# PROBLEM REQUIREMENTS
Pull each line holding "matplotlib" out of the entries below.
**********
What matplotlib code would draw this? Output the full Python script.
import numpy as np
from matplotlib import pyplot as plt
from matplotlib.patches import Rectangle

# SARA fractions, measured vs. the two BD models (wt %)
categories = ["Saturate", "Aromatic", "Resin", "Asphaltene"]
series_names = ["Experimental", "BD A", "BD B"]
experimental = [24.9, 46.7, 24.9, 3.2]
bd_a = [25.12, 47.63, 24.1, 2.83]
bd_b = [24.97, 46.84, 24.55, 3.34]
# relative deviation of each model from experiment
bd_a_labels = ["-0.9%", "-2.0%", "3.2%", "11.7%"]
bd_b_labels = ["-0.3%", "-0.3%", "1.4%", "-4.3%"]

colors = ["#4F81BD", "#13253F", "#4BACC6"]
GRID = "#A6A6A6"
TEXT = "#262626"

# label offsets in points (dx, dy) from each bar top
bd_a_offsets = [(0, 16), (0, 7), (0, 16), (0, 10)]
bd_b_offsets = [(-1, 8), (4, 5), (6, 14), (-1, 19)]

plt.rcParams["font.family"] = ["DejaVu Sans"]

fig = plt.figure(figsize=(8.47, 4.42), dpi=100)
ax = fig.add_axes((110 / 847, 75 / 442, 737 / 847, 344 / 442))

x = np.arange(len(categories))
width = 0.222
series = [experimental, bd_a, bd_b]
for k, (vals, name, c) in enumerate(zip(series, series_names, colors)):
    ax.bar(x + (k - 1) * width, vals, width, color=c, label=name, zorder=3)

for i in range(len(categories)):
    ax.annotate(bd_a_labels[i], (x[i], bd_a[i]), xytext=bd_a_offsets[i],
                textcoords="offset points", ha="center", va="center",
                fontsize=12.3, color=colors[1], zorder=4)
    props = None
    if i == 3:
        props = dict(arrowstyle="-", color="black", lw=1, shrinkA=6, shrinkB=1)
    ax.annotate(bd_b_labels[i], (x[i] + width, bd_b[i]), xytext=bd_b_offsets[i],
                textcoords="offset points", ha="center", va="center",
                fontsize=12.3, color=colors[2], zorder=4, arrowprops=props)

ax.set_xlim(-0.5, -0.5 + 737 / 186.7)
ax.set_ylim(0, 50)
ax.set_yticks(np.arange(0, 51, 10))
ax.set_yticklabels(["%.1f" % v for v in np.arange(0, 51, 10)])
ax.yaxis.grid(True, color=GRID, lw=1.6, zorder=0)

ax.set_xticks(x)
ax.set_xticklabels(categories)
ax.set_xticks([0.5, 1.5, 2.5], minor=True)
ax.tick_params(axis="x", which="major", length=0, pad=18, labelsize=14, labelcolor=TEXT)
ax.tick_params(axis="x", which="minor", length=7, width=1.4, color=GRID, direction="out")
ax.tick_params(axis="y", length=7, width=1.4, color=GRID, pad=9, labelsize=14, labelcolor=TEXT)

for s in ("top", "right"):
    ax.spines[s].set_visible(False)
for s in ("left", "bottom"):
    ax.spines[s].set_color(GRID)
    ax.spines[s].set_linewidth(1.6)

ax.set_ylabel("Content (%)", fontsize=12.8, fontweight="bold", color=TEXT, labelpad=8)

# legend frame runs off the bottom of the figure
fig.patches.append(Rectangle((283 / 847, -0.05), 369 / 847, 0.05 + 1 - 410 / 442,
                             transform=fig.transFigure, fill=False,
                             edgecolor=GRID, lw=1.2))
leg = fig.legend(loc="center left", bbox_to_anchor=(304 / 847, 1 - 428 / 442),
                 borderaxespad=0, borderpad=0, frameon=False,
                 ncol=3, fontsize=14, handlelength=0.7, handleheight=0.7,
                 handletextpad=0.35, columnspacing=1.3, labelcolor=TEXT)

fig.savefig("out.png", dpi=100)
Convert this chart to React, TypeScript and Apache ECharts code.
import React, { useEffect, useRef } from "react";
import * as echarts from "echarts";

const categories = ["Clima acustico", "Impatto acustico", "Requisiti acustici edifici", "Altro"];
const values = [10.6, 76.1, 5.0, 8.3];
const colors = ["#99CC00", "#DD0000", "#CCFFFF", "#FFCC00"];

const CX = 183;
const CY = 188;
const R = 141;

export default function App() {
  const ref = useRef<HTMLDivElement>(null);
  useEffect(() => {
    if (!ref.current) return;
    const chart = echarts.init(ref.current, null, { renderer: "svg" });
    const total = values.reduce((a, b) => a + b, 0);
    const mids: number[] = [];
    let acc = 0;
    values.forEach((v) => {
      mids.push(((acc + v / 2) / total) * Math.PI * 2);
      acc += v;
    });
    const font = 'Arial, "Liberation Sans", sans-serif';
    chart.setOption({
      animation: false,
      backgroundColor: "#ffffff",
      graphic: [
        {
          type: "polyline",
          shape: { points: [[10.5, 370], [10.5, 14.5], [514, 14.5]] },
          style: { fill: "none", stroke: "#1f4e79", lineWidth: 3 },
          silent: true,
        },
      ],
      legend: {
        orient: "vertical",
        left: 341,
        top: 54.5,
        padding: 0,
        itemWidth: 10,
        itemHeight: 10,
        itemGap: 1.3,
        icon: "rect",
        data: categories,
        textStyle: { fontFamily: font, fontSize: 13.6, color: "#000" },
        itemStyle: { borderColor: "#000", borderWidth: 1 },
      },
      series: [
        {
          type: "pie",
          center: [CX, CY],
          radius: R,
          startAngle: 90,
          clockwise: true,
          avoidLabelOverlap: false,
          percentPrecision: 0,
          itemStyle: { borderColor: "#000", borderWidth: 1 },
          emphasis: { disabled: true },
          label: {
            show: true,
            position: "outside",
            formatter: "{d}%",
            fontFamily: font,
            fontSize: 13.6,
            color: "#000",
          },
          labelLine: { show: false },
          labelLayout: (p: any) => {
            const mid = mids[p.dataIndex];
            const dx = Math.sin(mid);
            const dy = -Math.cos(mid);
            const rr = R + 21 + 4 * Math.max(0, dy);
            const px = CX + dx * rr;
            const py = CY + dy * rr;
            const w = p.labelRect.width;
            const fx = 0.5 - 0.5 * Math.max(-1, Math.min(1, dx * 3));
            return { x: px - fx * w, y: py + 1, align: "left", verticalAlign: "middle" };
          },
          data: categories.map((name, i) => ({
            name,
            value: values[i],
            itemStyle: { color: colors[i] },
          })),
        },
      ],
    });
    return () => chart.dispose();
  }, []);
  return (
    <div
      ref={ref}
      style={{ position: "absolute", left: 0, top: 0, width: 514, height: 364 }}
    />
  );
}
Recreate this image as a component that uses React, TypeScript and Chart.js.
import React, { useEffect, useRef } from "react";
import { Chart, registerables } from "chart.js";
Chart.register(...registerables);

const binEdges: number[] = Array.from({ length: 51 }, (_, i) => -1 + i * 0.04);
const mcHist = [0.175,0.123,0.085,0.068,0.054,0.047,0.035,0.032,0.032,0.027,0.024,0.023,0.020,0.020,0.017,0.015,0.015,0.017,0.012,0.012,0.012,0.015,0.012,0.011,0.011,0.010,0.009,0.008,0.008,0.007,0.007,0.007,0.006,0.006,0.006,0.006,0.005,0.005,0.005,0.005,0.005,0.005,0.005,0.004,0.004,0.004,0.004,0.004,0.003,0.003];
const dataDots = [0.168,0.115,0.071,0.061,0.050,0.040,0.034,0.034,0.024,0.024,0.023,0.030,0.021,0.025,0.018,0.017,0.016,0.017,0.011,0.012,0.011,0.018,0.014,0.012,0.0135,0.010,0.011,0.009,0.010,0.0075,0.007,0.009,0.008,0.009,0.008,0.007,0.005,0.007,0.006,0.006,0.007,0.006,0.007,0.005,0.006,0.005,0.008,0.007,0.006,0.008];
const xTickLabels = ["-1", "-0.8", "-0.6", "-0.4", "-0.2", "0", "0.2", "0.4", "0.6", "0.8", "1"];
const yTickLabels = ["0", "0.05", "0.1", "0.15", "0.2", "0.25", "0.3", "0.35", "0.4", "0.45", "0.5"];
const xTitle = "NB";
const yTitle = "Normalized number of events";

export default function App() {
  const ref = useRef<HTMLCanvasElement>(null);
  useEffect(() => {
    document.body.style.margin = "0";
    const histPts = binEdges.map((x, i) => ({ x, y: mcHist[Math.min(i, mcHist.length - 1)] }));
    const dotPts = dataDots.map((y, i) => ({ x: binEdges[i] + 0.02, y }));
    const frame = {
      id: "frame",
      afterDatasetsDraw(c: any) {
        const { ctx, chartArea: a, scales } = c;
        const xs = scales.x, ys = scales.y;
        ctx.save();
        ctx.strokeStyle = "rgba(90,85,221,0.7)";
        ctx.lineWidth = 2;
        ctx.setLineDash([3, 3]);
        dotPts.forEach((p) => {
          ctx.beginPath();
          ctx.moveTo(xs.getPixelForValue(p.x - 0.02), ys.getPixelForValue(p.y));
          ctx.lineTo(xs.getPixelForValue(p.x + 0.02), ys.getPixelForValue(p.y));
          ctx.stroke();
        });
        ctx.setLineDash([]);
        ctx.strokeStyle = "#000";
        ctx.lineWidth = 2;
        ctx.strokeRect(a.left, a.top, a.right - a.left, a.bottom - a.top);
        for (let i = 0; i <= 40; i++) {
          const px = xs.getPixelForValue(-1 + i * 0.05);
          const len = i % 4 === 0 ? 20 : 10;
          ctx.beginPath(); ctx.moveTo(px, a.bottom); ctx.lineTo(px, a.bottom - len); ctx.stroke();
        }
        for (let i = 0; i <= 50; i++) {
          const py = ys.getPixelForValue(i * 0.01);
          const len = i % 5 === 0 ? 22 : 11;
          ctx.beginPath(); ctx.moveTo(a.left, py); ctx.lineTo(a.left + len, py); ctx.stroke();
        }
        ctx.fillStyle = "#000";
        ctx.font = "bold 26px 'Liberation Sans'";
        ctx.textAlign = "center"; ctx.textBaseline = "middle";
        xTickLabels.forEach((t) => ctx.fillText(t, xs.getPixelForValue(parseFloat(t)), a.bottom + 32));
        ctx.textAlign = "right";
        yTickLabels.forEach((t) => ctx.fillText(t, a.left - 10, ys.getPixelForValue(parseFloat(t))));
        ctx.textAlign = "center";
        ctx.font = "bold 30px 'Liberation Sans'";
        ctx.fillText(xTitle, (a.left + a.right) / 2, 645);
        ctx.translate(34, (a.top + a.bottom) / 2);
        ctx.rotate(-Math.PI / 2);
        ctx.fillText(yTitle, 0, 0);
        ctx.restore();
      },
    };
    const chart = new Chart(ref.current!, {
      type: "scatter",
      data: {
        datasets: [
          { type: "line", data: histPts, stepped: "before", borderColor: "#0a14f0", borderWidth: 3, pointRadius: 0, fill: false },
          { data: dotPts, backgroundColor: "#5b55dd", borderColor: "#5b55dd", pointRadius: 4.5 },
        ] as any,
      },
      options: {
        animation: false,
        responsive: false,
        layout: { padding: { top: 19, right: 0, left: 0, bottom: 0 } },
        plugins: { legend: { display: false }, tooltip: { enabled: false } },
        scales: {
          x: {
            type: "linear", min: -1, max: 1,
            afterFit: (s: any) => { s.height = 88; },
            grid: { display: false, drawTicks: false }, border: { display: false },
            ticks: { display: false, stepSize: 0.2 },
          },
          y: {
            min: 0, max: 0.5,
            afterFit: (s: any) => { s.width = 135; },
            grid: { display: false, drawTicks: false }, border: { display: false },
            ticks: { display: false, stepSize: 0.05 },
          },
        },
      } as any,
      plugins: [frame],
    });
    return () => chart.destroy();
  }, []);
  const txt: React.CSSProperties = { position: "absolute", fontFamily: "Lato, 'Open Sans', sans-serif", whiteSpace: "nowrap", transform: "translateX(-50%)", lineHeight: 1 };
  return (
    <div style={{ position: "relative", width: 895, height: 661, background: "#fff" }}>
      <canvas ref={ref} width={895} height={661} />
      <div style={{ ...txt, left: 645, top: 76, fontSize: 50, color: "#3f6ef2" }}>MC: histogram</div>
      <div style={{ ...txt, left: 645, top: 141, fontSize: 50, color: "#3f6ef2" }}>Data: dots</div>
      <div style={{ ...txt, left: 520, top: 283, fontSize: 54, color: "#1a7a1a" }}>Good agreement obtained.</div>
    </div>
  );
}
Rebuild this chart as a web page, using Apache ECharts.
**********
# FINAL RESULT
What matplotlib code would draw this? Output the full Python script.
from matplotlib import pyplot as plt
from matplotlib.patches import Rectangle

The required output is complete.